4)      Because you are already, TODAY, a valuable resource.  It’s important to go into every informational interview with the knowledge that you have a lot to offer.  As a skillful informational interviewer, you know to always ask “What can I do for you?”

 Here are things you can offer if they can’t think of something they need:

  • Since you already noted and wrote down what aspect of their profession they’re particularly interested in, you can look for articles to send them about this.
  • Ask them what their hobbies are, and look for articles you can send them
  • Ask them if they’re looking to meet someone in their profession, or needing a connection. If you don’t know someone now, keep an eye out for future.
  • Ask them if they need help with something you’re good at.  For me, I offer help with people’s LinkedIn profile, if they’d like that.  Usually they say yes, which might turn into a recommendation. Show them both your value and kindness.

5)      Because if you keep doing them, you won’t keep feeling foolish. In the late-80s, I enrolled in a Spanish immersion program in Guanajuato, Mexico for a month. I forced myself to speak Spanish every day, all day, even though I stumbled, misspoke and felt I sounded foolish.  I called my boyfriend-at-the-time in tears who said, “What if you’re just a beginner, and not a fool?” My Spanish steadily improved, and by the end of the month, I could converse.

Informational interviews are just like learning a new language.  With each interview you will find better footing, learn more about your industry, and  profession. You will also relax, become more yourself and before long, will look like someone a company wants to hire.

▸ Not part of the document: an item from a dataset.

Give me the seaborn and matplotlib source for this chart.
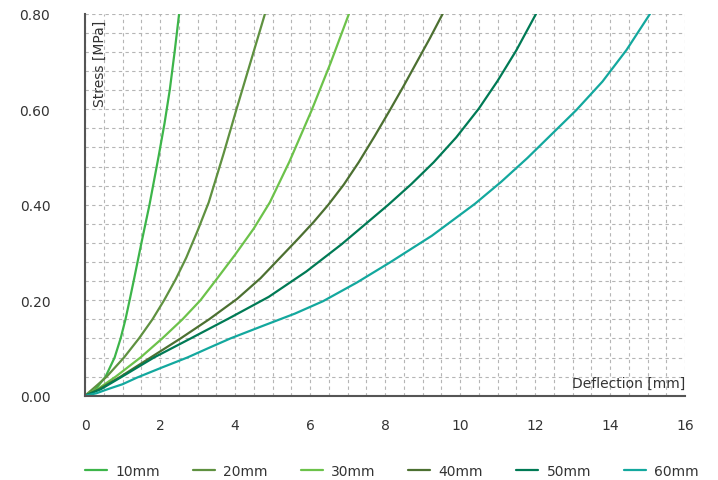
import matplotlib
matplotlib.use("Agg")
import matplotlib.pyplot as plt
import seaborn as sns
import pandas as pd
import numpy as np

# Stress-deflection curves per foam thickness
series = ["10mm", "20mm", "30mm", "40mm", "50mm", "60mm"]

x_10 = [0, 0.15, 0.28, 0.55, 0.79, 0.95, 1.08, 1.19, 1.31, 1.51, 1.72, 1.96, 2.12, 2.26, 2.39, 2.51]
y_10 = [0, 0.005, 0.0135, 0.04, 0.08, 0.12, 0.16, 0.20, 0.245, 0.322, 0.40, 0.50, 0.57, 0.64, 0.72, 0.80]

x_20 = [0, 0.33, 0.58, 1.04, 1.44, 1.8, 2.11, 2.42, 2.7, 3.0, 3.3, 3.7, 4.04, 4.42, 4.8]
y_20 = [0, 0.0225, 0.04, 0.08, 0.12, 0.16, 0.20, 0.244, 0.289, 0.345, 0.405, 0.508, 0.60, 0.70, 0.80]

x_30 = [0, 0.33, 0.82, 1.48, 2.06, 2.6, 3.08, 3.51, 4.0, 4.5, 4.93, 5.45, 6.04, 6.55, 7.04]
y_30 = [0, 0.0135, 0.04, 0.08, 0.12, 0.16, 0.20, 0.244, 0.295, 0.35, 0.405, 0.49, 0.597, 0.697, 0.80]

x_40 = [0, 0.37, 0.95, 1.75, 2.55, 3.31, 4.06, 4.68, 5.7, 6.1, 6.49, 6.9, 7.3, 7.72, 8.13,
        8.5, 8.85, 9.2, 9.54]
y_40 = [0, 0.0135, 0.04, 0.08, 0.12, 0.16, 0.203, 0.246, 0.33, 0.364, 0.40, 0.442, 0.489, 0.543, 0.598,
        0.649, 0.699, 0.749, 0.80]

x_50 = [0, 0.42, 0.99, 1.84, 2.82, 3.84, 4.9, 5.9, 6.84, 8.09, 8.7, 9.3, 9.9, 10.5, 11.0, 11.5, 12.03]
y_50 = [0, 0.0135, 0.04, 0.08, 0.12, 0.162, 0.207, 0.26, 0.317, 0.40, 0.443, 0.489, 0.541, 0.601,
        0.659, 0.723, 0.80]

x_60 = [0, 0.3, 0.6, 1.0, 1.39, 2.05, 2.73, 3.3, 3.88, 4.8, 5.6, 6.35, 7.25, 8.13, 9.25,
        10.4, 11.1, 11.8, 12.45, 13.1, 13.8, 14.44, 15.07]
y_60 = [0, 0.005, 0.0135, 0.024, 0.038, 0.059, 0.08, 0.10, 0.12, 0.148, 0.172, 0.198, 0.237, 0.279,
        0.335, 0.402, 0.448, 0.498, 0.548, 0.598, 0.658, 0.724, 0.80]

colors = ["#3db54a", "#5f9140", "#6cc24a", "#4c7031", "#007a55", "#13a89e"]

xs = [x_10, x_20, x_30, x_40, x_50, x_60]
ys = [y_10, y_20, y_30, y_40, y_50, y_60]
frames = []
for name, xv, yv in zip(series, xs, ys):
    frames.append(pd.DataFrame({"Deflection": xv, "Stress": yv, "Thickness": name}))
df = pd.concat(frames, ignore_index=True)

sns.set_style("white")
plt.rcParams["font.family"] = ["DejaVu Sans"]
text_color = "#333333"
fs = 10

fig = plt.figure(figsize=(7.18, 4.81), dpi=100)
ax = fig.add_axes([85 / 718, 1 - 396.7 / 481, 600 / 718, 382 / 481])

sns.lineplot(data=df, x="Deflection", y="Stress", hue="Thickness",
             palette=dict(zip(series, colors)), sort=False, estimator=None,
             linewidth=1.6, ax=ax, legend=True)
for line in ax.get_lines():
    line.set_solid_joinstyle("round")

ax.set_xlim(0, 16)
ax.set_ylim(0, 0.8)
ax.set_xticks(np.arange(0, 17, 2))
ax.set_yticks([0, 0.2, 0.4, 0.6, 0.8])
ax.set_yticklabels([f"{v:.2f}" for v in [0, 0.2, 0.4, 0.6, 0.8]])
ax.set_xticks(np.arange(0, 16.01, 0.5), minor=True)
ax.set_yticks(np.arange(0, 0.801, 0.04), minor=True)
ax.grid(which="both", color="#b5b5b5", linestyle=(0, (3, 3)), linewidth=0.8)
ax.set_axisbelow(True)
ax.tick_params(which="both", length=0)
ax.tick_params(axis="y", pad=25, labelsize=fs, labelcolor=text_color)
ax.tick_params(axis="x", pad=16, labelsize=fs, labelcolor=text_color)

for s in ["top", "right"]:
    ax.spines[s].set_visible(False)
for s in ["left", "bottom"]:
    ax.spines[s].set_color("#555555")
    ax.spines[s].set_linewidth(1.5)

ax.set_xlabel("")
ax.set_ylabel("")
ax.text(1.0, 0.014, "Deflection [mm]", transform=ax.transAxes, ha="right",
        va="bottom", fontsize=fs, color=text_color)
ax.text(0.025, 0.985, "Stress [MPa]", transform=ax.transAxes, ha="center",
        va="top", rotation=90, fontsize=fs, color=text_color)

handles, labels = ax.get_legend_handles_labels()
ax.legend_.remove()
fig.legend(handles, labels, loc="center left", bbox_to_anchor=(85 / 718, 1 - 472 / 481),
           ncol=6, frameon=False, fontsize=fs, handlelength=1.6,
           handletextpad=0.6, columnspacing=2.35, borderpad=0, borderaxespad=0,
           labelcolor=text_color)

fig.savefig("out.png", dpi=100)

Every informational interview I’ve had has pulled me forward.  One gave me the courage to launch my own business. A few more taught me where I can provide real value in my profession. Others have eventually led to a job offer.  John C. Maxwell said, “If we are growing, we will always be out of our comfort zone.” Our professional growth then depends on giving ourselves permission to feel uncomfortable–to be willing to be learners. You will be astonished at where it takes you.